--- begin Records provided ---

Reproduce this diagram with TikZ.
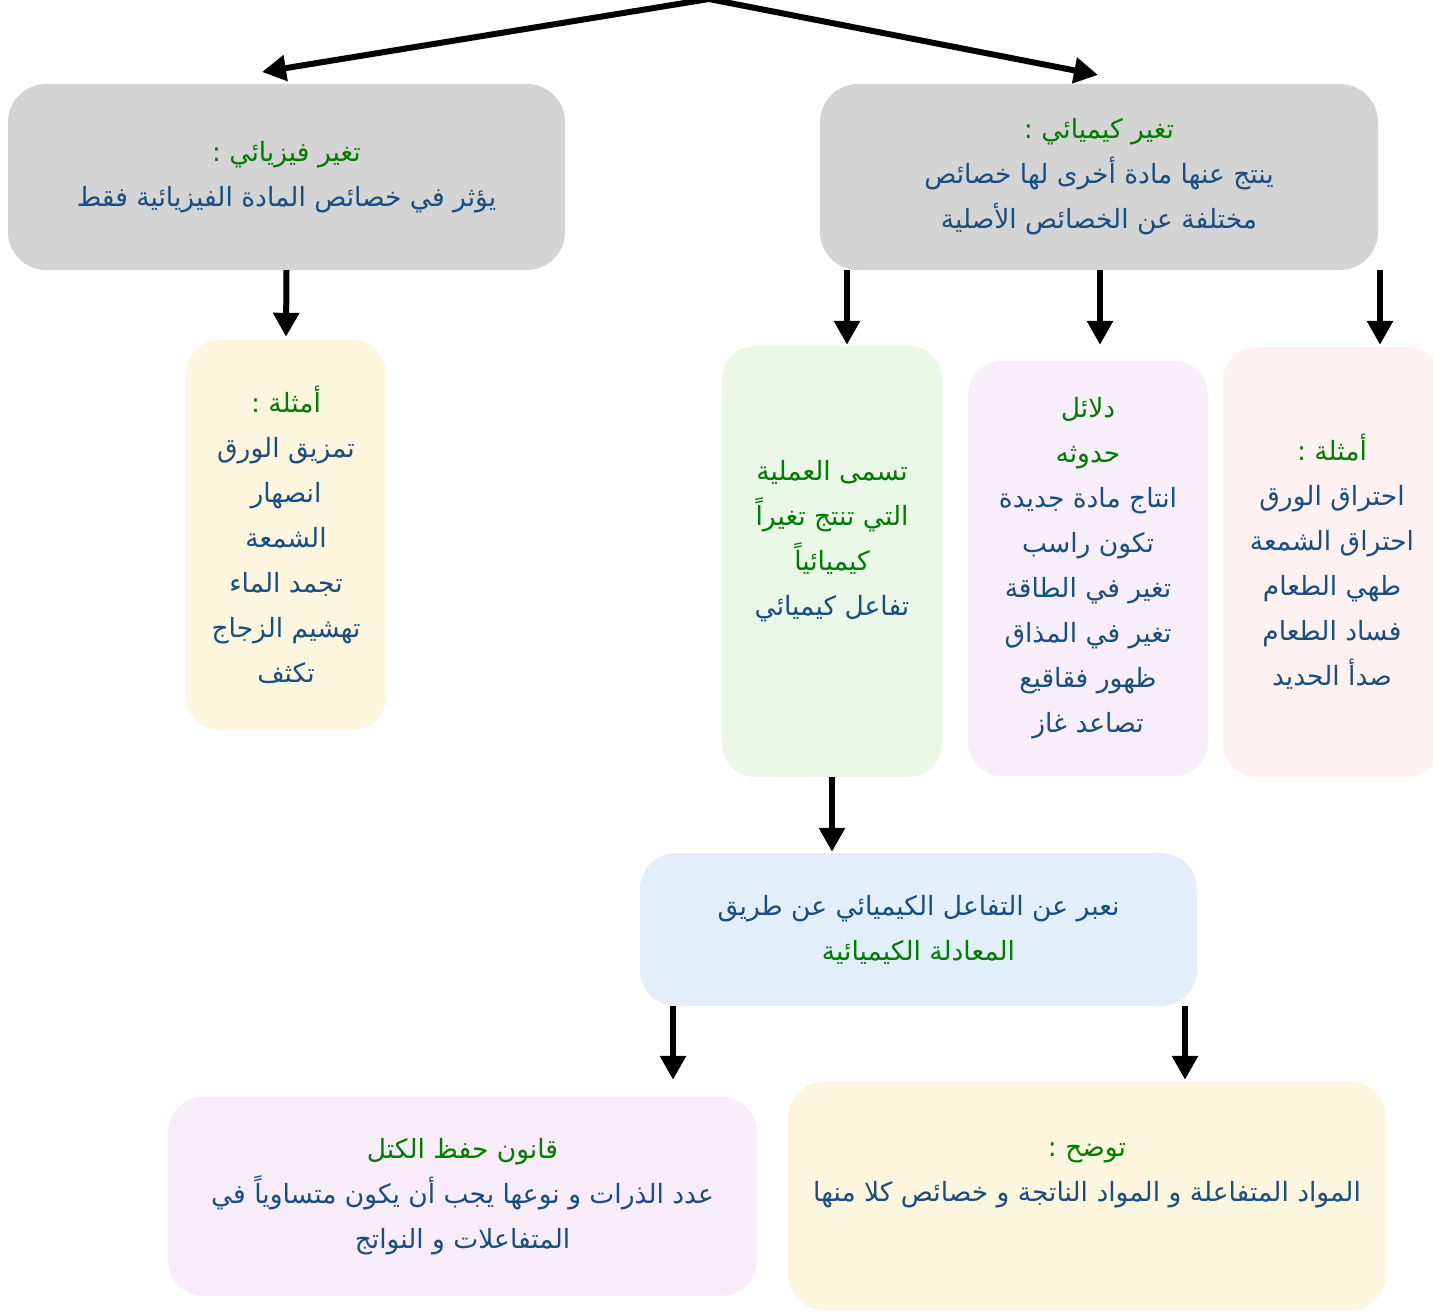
\documentclass[tikz,border=0pt]{standalone}
\usepackage{fontspec}
\newfontfamily\arabicfont[Script=Arabic]{DejaVu Sans}
\TeXXeTstate=1
\usetikzlibrary{arrows.meta}
\definecolor{tgreen}{RGB}{0,125,0}
\definecolor{tblue}{RGB}{25,78,128}
\definecolor{cgray}{RGB}{212,212,212}
\definecolor{cyel}{RGB}{253,246,222}
\definecolor{cgreen}{RGB}{234,247,230}
\definecolor{cpurp}{RGB}{248,238,250}
\definecolor{cpink}{RGB}{254,241,241}
\definecolor{cblue}{RGB}{226,238,250}
\definecolor{clav}{RGB}{247,236,248}
\newcommand\GL[1]{\textcolor{tgreen}{\beginR #1\endR}}
\newcommand\BL[1]{\textcolor{tblue}{\beginR #1\endR}}
\tikzset{
  box/.style={rectangle, rounded corners=38pt, inner sep=0pt, align=center,
    font=\arabicfont\fontsize{26.5}{45}\selectfont},
  arr/.style={line width=6pt, -{Triangle[length=24pt,width=25pt]}},
  lbl/.style={inner sep=0pt, align=center, font=\arabicfont\fontsize{26.5}{45}\selectfont}
}
\begin{document}
\begin{tikzpicture}[x=1pt,y=-1pt]
\useasboundingbox (0,0) rectangle (1433,1314);
\fill[white] (0,0) rectangle (1433,1314);
% top level boxes
\node[box, fill=cgray, minimum width=557pt, minimum height=186pt] (lg) at (286.5,177)
  {\GL{تغير فيزيائي :}\\\BL{يؤثر في خصائص المادة الفيزيائية فقط}};
\node[box, fill=cgray, minimum width=558pt, minimum height=186pt] (rg) at (1099,177)
  {\GL{تغير كيميائي :}\\\BL{ينتج عنها مادة أخرى لها خصائص}\\\BL{مختلفة عن الخصائص الأصلية}};
% second level
\node[box, fill=cyel, rounded corners=34pt, minimum width=200pt, minimum height=390pt] (ly) at (286,535)
  {\GL{أمثلة :}\\\BL{تمزيق الورق}\\\BL{انصهار}\\\BL{الشمعة}\\\BL{تجمد الماء}\\\BL{تهشيم الزجاج}\\\BL{تكثف}};
\node[box, fill=cgreen, rounded corners=34pt, minimum width=220pt, minimum height=431pt] (gb) at (832,561.5) {};
\node[lbl] (gt) at (832,541)
  {\GL{تسمى العملية}\\\GL{التي تنتج تغيراً}\\\GL{كيميائياً}\\\BL{تفاعل كيميائي}};
\node[box, fill=cpurp, rounded corners=34pt, minimum width=240pt, minimum height=415pt] (pb) at (1088,568.5)
  {\GL{دلائل}\\\GL{حدوثه}\\\BL{انتاج مادة جديدة}\\\BL{تكون راسب}\\\BL{تغير في الطاقة}\\\BL{تغير في المذاق}\\\BL{ظهور فقاقيع}\\\BL{تصاعد غاز}};
\node[box, fill=cpink, rounded corners=34pt, minimum width=218pt, minimum height=430pt] (kb) at (1332,562)
  {\GL{أمثلة :}\\\BL{احتراق الورق}\\\BL{احتراق الشمعة}\\\BL{طهي الطعام}\\\BL{فساد الطعام}\\\BL{صدأ الحديد}};
% third level
\node[box, fill=cblue, rounded corners=36pt, minimum width=557pt, minimum height=153pt] (bb) at (918.5,929.5)
  {\BL{نعبر عن التفاعل الكيميائي عن طريق}\\\GL{المعادلة الكيميائية}};
% bottom
\node[box, fill=clav, rounded corners=36pt, minimum width=589pt, minimum height=199pt] (lv) at (462.5,1196.5)
  {\GL{قانون حفظ الكتل}\\\BL{عدد الذرات و نوعها يجب أن يكون متساوياً في}\\\BL{المتفاعلات و النواتج}};
\node[box, fill=cyel, rounded corners=36pt, minimum width=598pt, minimum height=228pt] (yb) at (1087,1196) {};
\node[lbl] (yt) at (1087,1175)
  {\GL{توضح :}\\\BL{المواد المتفاعلة و المواد الناتجة و خصائص كلا منها}};
% connectors
\coordinate (top) at (709,-1);
\coordinate (tl) at (262,72);
\coordinate (tr) at (1098,75);
\draw[arr] (top) -- (tl);
\draw[arr] (top) -- (tr);
\draw[arr, shorten >=3pt] (lg.south) -- (ly.north);
\draw[arr, shorten >=1pt] (rg.south -| 847,0) -- (gb.north -| 847,0);
\draw[arr, shorten >=16pt] (rg.south -| 1100,0) -- (pb.north -| 1100,0);
\draw[arr, shorten >=2pt] (rg.south -| 1380,0) -- (kb.north -| 1380,0);
\draw[arr, shorten >=1pt] (gb.south) -- (bb.north -| gb.south);
\draw[arr, shorten >=17pt] (bb.south -| 673,0) -- (lv.north -| 673,0);
\draw[arr, shorten >=2pt] (bb.south -| 1185,0) -- (yb.north -| 1185,0);
\end{tikzpicture}
\end{document}
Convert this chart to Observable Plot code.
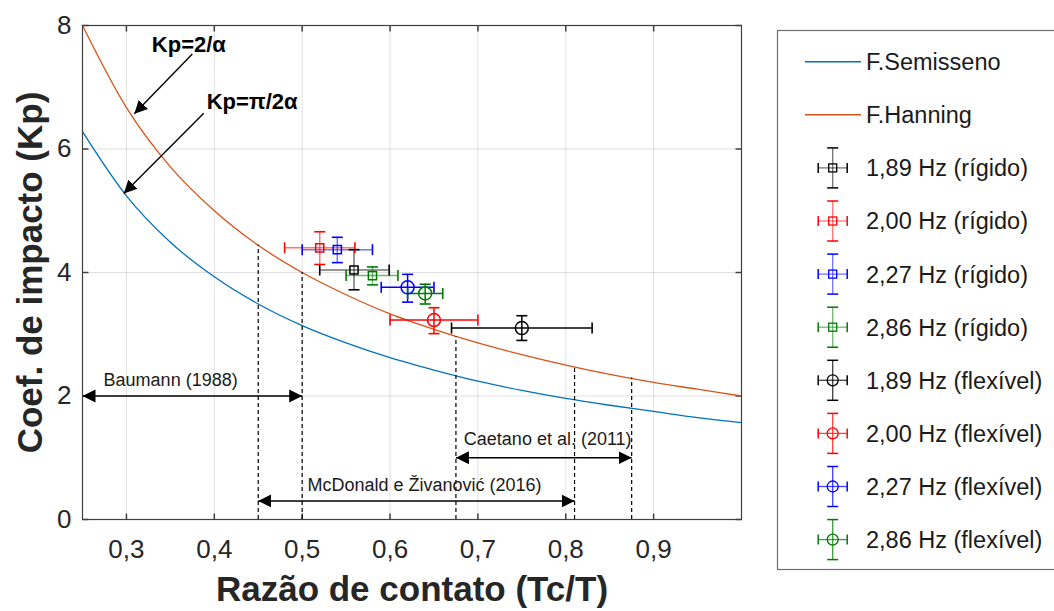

--- end Records provided ---

What to produce: Retype every entry verbatim and exclude the pictures from the copy.

Response below:
Reproduce this diagram with TikZ.
\documentclass[tikz,border=0pt]{standalone}
\usepackage{fontspec}
\newfontfamily\arabicfont[Script=Arabic]{DejaVu Sans}
\TeXXeTstate=1
\usetikzlibrary{arrows.meta}
\definecolor{tgreen}{RGB}{0,125,0}
\definecolor{tblue}{RGB}{25,78,128}
\definecolor{cgray}{RGB}{212,212,212}
\definecolor{cyel}{RGB}{253,246,222}
\definecolor{cgreen}{RGB}{234,247,230}
\definecolor{cpurp}{RGB}{248,238,250}
\definecolor{cpink}{RGB}{254,241,241}
\definecolor{cblue}{RGB}{226,238,250}
\definecolor{clav}{RGB}{247,236,248}
\newcommand\GL[1]{\textcolor{tgreen}{\beginR #1\endR}}
\newcommand\BL[1]{\textcolor{tblue}{\beginR #1\endR}}
\tikzset{
  box/.style={rectangle, rounded corners=38pt, inner sep=0pt, align=center,
    font=\arabicfont\fontsize{26.5}{45}\selectfont},
  arr/.style={line width=6pt, -{Triangle[length=24pt,width=25pt]}},
  lbl/.style={inner sep=0pt, align=center, font=\arabicfont\fontsize{26.5}{45}\selectfont}
}
\begin{document}
\begin{tikzpicture}[x=1pt,y=-1pt]
\useasboundingbox (0,0) rectangle (1433,1314);
\fill[white] (0,0) rectangle (1433,1314);
% top level boxes
\node[box, fill=cgray, minimum width=557pt, minimum height=186pt] (lg) at (286.5,177)
  {\GL{تغير فيزيائي :}\\\BL{يؤثر في خصائص المادة الفيزيائية فقط}};
\node[box, fill=cgray, minimum width=558pt, minimum height=186pt] (rg) at (1099,177)
  {\GL{تغير كيميائي :}\\\BL{ينتج عنها مادة أخرى لها خصائص}\\\BL{مختلفة عن الخصائص الأصلية}};
% second level
\node[box, fill=cyel, rounded corners=34pt, minimum width=200pt, minimum height=390pt] (ly) at (286,535)
  {\GL{أمثلة :}\\\BL{تمزيق الورق}\\\BL{انصهار}\\\BL{الشمعة}\\\BL{تجمد الماء}\\\BL{تهشيم الزجاج}\\\BL{تكثف}};
\node[box, fill=cgreen, rounded corners=34pt, minimum width=220pt, minimum height=431pt] (gb) at (832,561.5) {};
\node[lbl] (gt) at (832,541)
  {\GL{تسمى العملية}\\\GL{التي تنتج تغيراً}\\\GL{كيميائياً}\\\BL{تفاعل كيميائي}};
\node[box, fill=cpurp, rounded corners=34pt, minimum width=240pt, minimum height=415pt] (pb) at (1088,568.5)
  {\GL{دلائل}\\\GL{حدوثه}\\\BL{انتاج مادة جديدة}\\\BL{تكون راسب}\\\BL{تغير في الطاقة}\\\BL{تغير في المذاق}\\\BL{ظهور فقاقيع}\\\BL{تصاعد غاز}};
\node[box, fill=cpink, rounded corners=34pt, minimum width=218pt, minimum height=430pt] (kb) at (1332,562)
  {\GL{أمثلة :}\\\BL{احتراق الورق}\\\BL{احتراق الشمعة}\\\BL{طهي الطعام}\\\BL{فساد الطعام}\\\BL{صدأ الحديد}};
% third level
\node[box, fill=cblue, rounded corners=36pt, minimum width=557pt, minimum height=153pt] (bb) at (918.5,929.5)
  {\BL{نعبر عن التفاعل الكيميائي عن طريق}\\\GL{المعادلة الكيميائية}};
% bottom
\node[box, fill=clav, rounded corners=36pt, minimum width=589pt, minimum height=199pt] (lv) at (462.5,1196.5)
  {\GL{قانون حفظ الكتل}\\\BL{عدد الذرات و نوعها يجب أن يكون متساوياً في}\\\BL{المتفاعلات و النواتج}};
\node[box, fill=cyel, rounded corners=36pt, minimum width=598pt, minimum height=228pt] (yb) at (1087,1196) {};
\node[lbl] (yt) at (1087,1175)
  {\GL{توضح :}\\\BL{المواد المتفاعلة و المواد الناتجة و خصائص كلا منها}};
% connectors
\coordinate (top) at (709,-1);
\coordinate (tl) at (262,72);
\coordinate (tr) at (1098,75);
\draw[arr] (top) -- (tl);
\draw[arr] (top) -- (tr);
\draw[arr, shorten >=3pt] (lg.south) -- (ly.north);
\draw[arr, shorten >=1pt] (rg.south -| 847,0) -- (gb.north -| 847,0);
\draw[arr, shorten >=16pt] (rg.south -| 1100,0) -- (pb.north -| 1100,0);
\draw[arr, shorten >=2pt] (rg.south -| 1380,0) -- (kb.north -| 1380,0);
\draw[arr, shorten >=1pt] (gb.south) -- (bb.north -| gb.south);
\draw[arr, shorten >=17pt] (bb.south -| 673,0) -- (lv.north -| 673,0);
\draw[arr, shorten >=2pt] (bb.south -| 1185,0) -- (yb.north -| 1185,0);
\end{tikzpicture}
\end{document}
Convert this chart to Observable Plot code.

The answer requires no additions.